Christina Downey suggested the committee set a cap or have a not-to-exceed dollar amount.
“What if the committee comes back with a plan that is more than we feel we can spend? If we do the second side of the stadium, visitors bleachers, we don’t know the incremental cost. We all have the $6.1 million number in our head. What if it becomes $9.1 million?” she asked.
“I just want to see the number,” Mr. Sherr said. “I think we should ask for all of this and let the BET tell us no.”
Bernstein said he agreed with Mr. Sherr.
“You’re thinking about another $1 million and change to do the bleachers on the visitor side – and additional site work for a road for accessibility,” Bernstein said. “And that bridge could be a significant cost item to allow for car traffic if it’s coming from the school rather than the Post Road.”
Mr. Kelly asked how long it would take to put the committee together. Dr. Jones said she was working on it and would continue working on it the next day.
“We may want to schedule a separate public forum on the plan so we can take it up at the next meeting,” Mr.

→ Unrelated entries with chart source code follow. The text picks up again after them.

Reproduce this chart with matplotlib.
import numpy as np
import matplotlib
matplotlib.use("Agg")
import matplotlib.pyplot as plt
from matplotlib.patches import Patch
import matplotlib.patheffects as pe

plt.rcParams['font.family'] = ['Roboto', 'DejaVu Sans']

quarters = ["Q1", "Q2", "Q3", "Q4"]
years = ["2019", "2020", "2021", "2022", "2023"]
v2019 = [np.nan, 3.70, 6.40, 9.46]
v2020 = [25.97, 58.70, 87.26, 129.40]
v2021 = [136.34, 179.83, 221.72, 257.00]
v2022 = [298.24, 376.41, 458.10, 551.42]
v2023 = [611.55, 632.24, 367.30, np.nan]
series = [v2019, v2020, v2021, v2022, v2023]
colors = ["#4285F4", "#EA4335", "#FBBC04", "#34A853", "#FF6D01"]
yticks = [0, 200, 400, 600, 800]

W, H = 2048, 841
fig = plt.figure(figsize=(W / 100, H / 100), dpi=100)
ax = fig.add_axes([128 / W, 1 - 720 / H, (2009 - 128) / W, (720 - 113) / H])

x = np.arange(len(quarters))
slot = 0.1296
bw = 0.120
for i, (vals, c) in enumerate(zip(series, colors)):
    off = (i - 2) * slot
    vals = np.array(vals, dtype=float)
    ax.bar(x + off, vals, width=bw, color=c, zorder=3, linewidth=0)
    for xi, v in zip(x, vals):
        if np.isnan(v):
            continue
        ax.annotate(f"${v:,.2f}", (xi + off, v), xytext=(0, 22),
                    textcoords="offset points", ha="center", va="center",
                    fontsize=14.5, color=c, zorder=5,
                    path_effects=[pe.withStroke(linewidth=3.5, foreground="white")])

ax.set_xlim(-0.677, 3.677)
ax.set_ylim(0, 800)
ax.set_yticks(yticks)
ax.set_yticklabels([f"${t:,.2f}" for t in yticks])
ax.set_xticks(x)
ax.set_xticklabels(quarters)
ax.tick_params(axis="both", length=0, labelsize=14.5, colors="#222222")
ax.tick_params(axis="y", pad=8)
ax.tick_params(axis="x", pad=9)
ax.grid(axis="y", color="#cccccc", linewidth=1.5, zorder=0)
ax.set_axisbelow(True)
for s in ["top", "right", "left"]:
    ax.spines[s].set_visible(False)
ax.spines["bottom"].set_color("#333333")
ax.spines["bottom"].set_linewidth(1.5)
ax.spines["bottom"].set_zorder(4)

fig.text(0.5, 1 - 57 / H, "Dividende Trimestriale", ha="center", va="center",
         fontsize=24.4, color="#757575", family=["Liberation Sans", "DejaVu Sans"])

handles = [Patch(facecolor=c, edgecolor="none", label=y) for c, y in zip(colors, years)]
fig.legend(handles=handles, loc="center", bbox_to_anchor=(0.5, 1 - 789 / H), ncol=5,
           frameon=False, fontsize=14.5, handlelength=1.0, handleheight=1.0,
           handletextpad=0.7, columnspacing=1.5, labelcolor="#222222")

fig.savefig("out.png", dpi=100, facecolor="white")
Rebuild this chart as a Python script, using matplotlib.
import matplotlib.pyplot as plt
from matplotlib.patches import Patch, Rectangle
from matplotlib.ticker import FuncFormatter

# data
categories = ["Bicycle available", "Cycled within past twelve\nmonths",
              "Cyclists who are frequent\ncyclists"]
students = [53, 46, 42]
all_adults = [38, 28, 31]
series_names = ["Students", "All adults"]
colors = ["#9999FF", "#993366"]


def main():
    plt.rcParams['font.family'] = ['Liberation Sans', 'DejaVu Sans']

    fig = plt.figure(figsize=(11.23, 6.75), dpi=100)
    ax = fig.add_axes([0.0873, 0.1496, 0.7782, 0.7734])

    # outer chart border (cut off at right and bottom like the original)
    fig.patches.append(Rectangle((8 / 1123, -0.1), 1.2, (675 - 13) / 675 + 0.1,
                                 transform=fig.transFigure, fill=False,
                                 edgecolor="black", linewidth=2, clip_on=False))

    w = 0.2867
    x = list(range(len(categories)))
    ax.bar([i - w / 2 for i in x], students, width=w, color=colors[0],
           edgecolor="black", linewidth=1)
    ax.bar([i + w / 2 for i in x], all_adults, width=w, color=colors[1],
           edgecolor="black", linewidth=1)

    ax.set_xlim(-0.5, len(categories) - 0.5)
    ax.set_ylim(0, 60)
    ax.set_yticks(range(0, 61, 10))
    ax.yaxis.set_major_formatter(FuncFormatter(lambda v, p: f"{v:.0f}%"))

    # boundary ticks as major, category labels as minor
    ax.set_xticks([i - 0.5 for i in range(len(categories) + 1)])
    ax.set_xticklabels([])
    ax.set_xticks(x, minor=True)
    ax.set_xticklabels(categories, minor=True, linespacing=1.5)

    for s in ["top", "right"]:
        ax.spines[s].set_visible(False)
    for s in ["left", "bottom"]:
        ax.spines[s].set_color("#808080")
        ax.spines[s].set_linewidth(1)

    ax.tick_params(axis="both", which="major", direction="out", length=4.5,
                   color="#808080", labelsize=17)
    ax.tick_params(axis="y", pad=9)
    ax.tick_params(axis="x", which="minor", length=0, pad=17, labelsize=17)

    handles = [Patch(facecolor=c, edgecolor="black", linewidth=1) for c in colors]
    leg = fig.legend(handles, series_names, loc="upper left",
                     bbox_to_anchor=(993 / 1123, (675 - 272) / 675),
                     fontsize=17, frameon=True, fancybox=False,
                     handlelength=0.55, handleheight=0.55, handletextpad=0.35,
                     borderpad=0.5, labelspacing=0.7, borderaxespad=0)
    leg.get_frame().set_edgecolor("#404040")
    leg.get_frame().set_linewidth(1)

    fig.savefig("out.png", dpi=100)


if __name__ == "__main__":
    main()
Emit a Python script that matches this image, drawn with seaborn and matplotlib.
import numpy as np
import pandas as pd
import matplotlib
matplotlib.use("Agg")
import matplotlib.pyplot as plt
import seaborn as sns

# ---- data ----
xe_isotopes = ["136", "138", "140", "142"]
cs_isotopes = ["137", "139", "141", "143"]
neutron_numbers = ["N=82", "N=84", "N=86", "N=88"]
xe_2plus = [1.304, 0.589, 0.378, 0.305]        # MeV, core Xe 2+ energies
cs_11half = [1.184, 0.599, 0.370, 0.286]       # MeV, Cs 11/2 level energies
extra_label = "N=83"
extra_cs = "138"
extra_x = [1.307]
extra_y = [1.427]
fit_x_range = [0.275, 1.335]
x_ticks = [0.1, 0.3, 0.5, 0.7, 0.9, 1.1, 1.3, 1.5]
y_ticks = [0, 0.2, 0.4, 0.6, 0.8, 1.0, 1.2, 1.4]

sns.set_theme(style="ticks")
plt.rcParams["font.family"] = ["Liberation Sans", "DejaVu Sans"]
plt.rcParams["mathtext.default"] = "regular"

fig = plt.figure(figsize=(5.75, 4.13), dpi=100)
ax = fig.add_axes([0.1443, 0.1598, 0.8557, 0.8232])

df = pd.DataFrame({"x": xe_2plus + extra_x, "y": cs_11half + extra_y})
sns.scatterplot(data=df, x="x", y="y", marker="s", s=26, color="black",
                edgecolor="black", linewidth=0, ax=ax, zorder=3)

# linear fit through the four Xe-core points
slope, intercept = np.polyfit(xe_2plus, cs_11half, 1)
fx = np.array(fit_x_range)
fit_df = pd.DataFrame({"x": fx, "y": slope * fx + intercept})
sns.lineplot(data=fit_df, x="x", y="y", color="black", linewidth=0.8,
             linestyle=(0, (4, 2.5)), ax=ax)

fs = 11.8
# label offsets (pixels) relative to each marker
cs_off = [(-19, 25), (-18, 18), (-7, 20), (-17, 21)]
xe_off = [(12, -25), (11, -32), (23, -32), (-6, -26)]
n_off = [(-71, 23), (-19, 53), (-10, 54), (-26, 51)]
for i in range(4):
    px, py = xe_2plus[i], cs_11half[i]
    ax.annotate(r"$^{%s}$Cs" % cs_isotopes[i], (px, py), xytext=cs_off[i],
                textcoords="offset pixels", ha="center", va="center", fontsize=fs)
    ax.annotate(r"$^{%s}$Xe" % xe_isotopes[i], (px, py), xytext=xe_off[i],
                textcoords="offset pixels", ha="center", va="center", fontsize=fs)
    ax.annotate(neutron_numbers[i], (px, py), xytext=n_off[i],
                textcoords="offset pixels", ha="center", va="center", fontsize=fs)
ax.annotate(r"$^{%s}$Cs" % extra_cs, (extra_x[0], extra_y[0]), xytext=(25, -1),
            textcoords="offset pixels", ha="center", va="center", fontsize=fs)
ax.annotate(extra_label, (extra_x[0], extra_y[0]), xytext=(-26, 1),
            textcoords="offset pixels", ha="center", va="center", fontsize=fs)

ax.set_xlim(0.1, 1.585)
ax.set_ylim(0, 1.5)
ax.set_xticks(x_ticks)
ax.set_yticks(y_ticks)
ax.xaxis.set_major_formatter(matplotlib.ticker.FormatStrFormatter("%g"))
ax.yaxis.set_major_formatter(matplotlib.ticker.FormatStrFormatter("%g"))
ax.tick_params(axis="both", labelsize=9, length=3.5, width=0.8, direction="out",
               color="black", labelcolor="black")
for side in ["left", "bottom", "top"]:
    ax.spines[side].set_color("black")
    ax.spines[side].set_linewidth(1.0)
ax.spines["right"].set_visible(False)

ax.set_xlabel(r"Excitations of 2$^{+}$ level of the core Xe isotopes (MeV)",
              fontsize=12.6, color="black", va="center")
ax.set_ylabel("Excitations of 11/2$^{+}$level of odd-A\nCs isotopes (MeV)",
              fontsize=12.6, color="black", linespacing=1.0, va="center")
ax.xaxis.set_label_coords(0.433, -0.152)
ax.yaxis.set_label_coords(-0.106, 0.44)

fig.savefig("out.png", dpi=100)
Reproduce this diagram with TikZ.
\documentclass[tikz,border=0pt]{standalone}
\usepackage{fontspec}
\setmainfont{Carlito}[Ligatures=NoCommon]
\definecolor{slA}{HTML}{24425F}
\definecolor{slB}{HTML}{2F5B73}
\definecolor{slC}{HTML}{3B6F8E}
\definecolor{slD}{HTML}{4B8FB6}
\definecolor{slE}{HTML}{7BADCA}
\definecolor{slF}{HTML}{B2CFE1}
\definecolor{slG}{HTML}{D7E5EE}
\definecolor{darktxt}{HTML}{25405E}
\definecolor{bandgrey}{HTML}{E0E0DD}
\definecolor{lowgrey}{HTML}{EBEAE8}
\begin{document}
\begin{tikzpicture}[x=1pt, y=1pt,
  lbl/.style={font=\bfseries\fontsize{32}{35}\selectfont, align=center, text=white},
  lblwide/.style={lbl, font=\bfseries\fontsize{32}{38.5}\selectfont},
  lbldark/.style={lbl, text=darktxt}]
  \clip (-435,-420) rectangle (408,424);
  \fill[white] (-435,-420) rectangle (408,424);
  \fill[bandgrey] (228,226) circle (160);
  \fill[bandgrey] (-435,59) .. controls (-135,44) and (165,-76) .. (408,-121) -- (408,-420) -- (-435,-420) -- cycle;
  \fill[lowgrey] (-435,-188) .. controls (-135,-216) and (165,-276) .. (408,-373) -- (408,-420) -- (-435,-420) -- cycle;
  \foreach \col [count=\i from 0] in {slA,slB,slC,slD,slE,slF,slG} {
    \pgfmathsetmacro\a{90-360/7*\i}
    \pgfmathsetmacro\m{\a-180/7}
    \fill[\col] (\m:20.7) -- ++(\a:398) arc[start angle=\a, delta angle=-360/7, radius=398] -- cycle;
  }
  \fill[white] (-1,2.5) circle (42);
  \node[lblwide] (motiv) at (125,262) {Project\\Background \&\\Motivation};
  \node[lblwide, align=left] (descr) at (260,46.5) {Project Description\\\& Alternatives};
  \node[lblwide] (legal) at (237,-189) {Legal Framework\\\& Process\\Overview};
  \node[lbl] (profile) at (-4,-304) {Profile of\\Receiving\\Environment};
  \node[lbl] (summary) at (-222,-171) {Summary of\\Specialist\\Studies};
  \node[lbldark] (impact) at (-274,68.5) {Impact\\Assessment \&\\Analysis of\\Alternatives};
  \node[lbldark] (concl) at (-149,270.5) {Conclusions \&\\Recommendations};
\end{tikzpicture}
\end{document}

Bernstein said.
Ms. Downey asked if the cost of scaffolding rental was in the budget through construction. The answer was no.
The GAF gift included payment for scaffolding rental through December.
The motion to form the committee passed 8-0.
On Friday morning, during his final WGCH ‘Ask the Selectman’ radio program, Peter Tesei said he was a strong advocate of adding a secondary entrance to GHS via East Putnam Ave.
“I support creating another vehicular egress-access into that campus because Hillside Rd has been inundated. We have a 2 year working group that included police and neighbors trying to address those issues. Safety is paramount, and that needs to take place. It’s just too many people.”
He said there is already a drive up by the ball fields, though it is not standardized.
“I know there will be push back from the folks living in the area including Overlook, Milbrook and Mallard,” he said. “But if it can create a better flow and improve safety, everyone will be better served by that.”
“This is our flagship school. We have one high school. Any talk of relocating it is pure folly. Frankly it is in a good location,” Tesei said.